Her hospital had to do extra work to set up stations where doctors could video-chat with their patients, a cost other health systems didn’t have to bear. Now, it’s bracing for another difficult year treating sicker patients.

“We’re seeing an increase in suicide, a lot more stroke, a lot more heart attack,” Ms. Sutton said, “and a decline in routine maintenance for fear of contracting Covid.”

Some of the early decisions facing the Biden team are small, practical ones: Should Medicare continue paying the high but temporary reimbursement rates it offered for telemedicine visits this year, a signal that would encourage private plans to do the same?
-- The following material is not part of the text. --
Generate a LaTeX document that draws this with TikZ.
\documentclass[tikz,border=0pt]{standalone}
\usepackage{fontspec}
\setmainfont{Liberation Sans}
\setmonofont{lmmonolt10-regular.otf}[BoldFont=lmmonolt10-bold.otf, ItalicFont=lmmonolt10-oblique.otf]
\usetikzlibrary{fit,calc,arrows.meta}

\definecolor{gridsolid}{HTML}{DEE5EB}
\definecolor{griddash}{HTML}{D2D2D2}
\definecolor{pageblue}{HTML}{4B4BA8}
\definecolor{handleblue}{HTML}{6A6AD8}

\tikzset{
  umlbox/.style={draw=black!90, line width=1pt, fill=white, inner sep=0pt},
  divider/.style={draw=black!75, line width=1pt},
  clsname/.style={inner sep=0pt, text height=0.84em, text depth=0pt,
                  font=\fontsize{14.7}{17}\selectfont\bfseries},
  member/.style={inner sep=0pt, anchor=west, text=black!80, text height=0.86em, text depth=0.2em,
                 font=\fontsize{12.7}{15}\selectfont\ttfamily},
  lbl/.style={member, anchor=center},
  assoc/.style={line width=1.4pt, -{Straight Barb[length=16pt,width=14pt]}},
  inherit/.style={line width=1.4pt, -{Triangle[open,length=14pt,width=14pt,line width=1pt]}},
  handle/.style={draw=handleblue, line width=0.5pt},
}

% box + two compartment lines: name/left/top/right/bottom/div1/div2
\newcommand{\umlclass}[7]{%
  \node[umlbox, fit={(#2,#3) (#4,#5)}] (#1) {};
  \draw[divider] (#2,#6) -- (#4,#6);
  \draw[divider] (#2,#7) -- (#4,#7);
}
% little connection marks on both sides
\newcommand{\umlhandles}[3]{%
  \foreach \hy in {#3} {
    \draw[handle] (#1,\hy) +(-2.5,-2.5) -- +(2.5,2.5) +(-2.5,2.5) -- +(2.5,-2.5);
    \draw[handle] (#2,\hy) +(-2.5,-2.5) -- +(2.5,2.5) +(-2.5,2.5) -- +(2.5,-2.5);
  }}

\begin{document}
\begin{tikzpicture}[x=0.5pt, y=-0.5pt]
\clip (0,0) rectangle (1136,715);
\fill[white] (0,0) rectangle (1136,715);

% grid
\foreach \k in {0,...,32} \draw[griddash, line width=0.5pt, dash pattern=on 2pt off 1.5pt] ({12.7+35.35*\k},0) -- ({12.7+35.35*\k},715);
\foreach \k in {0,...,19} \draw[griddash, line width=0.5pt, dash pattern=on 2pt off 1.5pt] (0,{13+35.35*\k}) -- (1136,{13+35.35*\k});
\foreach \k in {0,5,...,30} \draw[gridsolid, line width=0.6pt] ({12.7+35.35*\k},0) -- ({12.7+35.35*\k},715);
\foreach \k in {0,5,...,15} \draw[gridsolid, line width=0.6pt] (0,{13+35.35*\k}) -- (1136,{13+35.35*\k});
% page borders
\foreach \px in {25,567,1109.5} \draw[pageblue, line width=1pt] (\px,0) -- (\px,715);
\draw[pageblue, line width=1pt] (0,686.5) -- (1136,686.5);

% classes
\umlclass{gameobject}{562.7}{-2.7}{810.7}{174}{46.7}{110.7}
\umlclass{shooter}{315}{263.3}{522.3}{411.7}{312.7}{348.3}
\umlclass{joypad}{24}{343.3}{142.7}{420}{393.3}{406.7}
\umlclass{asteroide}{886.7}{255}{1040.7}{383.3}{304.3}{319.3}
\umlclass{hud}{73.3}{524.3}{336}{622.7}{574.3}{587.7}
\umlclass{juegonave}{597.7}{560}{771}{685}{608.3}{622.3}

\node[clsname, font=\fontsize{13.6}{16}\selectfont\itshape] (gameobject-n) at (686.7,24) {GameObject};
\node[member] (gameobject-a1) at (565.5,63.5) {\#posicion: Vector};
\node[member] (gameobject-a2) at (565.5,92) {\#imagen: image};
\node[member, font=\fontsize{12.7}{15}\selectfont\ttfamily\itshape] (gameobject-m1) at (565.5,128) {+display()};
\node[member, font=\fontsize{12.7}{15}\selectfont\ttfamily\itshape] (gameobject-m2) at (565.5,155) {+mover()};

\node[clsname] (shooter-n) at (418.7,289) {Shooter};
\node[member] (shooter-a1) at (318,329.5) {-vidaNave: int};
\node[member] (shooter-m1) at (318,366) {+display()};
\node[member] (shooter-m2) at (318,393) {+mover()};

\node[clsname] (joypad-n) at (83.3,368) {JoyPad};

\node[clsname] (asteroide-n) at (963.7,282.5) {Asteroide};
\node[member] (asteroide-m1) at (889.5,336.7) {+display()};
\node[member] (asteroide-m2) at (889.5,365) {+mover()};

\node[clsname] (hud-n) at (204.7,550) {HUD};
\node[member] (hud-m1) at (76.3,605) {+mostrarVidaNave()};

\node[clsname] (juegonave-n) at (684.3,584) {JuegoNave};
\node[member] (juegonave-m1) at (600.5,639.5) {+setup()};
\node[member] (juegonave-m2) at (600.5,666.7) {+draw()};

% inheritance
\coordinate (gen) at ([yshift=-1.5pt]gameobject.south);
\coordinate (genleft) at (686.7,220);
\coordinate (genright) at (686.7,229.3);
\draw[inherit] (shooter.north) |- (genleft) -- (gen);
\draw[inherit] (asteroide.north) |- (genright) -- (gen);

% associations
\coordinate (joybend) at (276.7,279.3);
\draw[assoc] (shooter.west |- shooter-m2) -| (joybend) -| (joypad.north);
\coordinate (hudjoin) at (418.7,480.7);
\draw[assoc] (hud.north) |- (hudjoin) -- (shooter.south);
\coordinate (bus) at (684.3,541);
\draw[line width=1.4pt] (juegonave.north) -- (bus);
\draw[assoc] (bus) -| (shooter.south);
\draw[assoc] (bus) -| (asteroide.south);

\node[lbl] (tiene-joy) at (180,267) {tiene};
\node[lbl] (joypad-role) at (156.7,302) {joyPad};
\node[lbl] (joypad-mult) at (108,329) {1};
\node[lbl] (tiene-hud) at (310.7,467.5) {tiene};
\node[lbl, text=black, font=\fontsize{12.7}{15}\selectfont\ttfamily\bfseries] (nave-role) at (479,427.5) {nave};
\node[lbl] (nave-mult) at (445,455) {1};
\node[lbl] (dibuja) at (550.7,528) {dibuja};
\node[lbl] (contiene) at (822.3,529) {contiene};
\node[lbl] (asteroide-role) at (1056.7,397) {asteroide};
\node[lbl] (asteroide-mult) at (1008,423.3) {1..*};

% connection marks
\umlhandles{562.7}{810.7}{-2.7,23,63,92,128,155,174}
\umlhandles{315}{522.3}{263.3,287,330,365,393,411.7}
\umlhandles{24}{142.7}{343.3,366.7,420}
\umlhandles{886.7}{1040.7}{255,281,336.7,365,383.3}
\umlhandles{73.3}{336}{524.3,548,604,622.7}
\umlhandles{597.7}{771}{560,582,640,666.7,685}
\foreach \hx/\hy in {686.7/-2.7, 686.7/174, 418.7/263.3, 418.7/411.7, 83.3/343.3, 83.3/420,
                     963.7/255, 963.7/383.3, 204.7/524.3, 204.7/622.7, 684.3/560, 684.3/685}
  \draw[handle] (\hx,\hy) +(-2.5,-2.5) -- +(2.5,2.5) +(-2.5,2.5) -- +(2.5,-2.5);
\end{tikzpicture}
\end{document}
“Imagine I’m a primary care practice, I’ve taken a big financial hit already, and I’m trying to decide: Do I make a big investment in telemedicine or not?” said Dr. Ateev Mehrotra, a Harvard health researcher. “It’s tough for a clinical practice to not know what you’ll get paid in a week or two.”

Other decisions are bigger, like whether to provide additional stimulus funding for health providers and how to allocate it.

Doctors know patients have been putting off some kinds of care and are bracing for the consequences. Dr. Mehrotra and his colleagues published research this week finding that fewer patients are starting opioid addiction treatment during the pandemic, as some providers feel uncomfortable prescribing a new drug without an in-person meeting.

The Biden administration’s policies will help determine how providers care for this sicker population while health insurance coverage is declining. To increase sign-ups, the administration could use waivers expanding Medicaid coverage or restore the Affordable Care Act’s advertising budget. Bigger coverage expansions, like a public option that would allow all Americans to sign up for Medicare, would require congressional approval.

“There’s a big population I’m really worried about that has diabetes, hypertension and heart failure, and deferred all this care,” Dr. Mehrotra said. “The accumulation of not getting care will result in complications. But at this point it’s unclear what exactly those complications of illness will look like.”